● SHORT TASK: Repeat exactly the lines running from the first line of the data to the line containing "plt.rcParams['font.family'] = ['Liberation", both ends included, and nothing else; drop the pictures.

-*-

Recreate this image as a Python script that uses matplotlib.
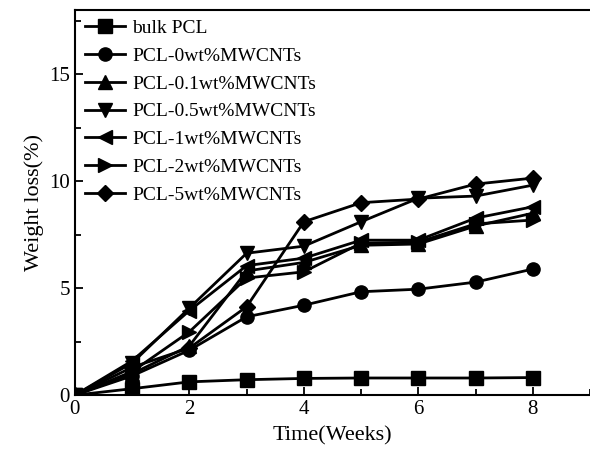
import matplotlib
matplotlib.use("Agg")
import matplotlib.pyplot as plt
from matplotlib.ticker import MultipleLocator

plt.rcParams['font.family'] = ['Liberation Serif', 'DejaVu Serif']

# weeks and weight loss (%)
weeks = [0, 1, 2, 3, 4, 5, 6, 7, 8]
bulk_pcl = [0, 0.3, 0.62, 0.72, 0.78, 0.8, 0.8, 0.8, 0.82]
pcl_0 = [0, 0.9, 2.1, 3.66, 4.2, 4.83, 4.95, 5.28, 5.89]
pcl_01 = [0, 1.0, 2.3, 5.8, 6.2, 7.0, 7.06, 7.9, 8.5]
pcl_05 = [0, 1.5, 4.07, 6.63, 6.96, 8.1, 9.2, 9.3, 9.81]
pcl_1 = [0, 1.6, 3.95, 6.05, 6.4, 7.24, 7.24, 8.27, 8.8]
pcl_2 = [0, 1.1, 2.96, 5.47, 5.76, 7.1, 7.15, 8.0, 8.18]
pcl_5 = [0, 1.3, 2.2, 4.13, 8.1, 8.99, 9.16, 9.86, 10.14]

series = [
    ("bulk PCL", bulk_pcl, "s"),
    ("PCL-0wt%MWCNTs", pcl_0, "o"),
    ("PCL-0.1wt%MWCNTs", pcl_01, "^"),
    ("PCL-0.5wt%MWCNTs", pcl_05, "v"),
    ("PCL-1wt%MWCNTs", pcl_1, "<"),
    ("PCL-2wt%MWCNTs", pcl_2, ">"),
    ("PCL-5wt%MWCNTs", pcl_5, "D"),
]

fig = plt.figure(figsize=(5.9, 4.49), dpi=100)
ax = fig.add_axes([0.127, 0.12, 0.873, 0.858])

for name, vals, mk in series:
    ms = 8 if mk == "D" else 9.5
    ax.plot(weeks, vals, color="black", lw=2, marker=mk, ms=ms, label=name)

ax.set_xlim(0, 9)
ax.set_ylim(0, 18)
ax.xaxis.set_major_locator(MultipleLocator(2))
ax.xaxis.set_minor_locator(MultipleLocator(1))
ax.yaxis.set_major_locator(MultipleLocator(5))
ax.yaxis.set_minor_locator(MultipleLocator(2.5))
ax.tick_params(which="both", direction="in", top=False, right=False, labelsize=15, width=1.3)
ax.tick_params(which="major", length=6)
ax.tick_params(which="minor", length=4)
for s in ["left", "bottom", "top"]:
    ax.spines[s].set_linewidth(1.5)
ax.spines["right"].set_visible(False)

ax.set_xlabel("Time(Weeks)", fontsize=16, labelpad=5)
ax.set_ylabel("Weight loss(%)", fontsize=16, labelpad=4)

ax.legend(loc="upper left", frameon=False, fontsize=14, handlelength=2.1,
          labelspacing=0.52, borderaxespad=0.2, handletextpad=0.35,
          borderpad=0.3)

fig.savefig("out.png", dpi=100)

-*-

● EXERCISE OUTPUT:
Recreate this image as a Python script that uses matplotlib.
import matplotlib
matplotlib.use("Agg")
import matplotlib.pyplot as plt
from matplotlib.ticker import MultipleLocator

plt.rcParams['font.family'] = ['Liberation Serif', 'DejaVu Serif']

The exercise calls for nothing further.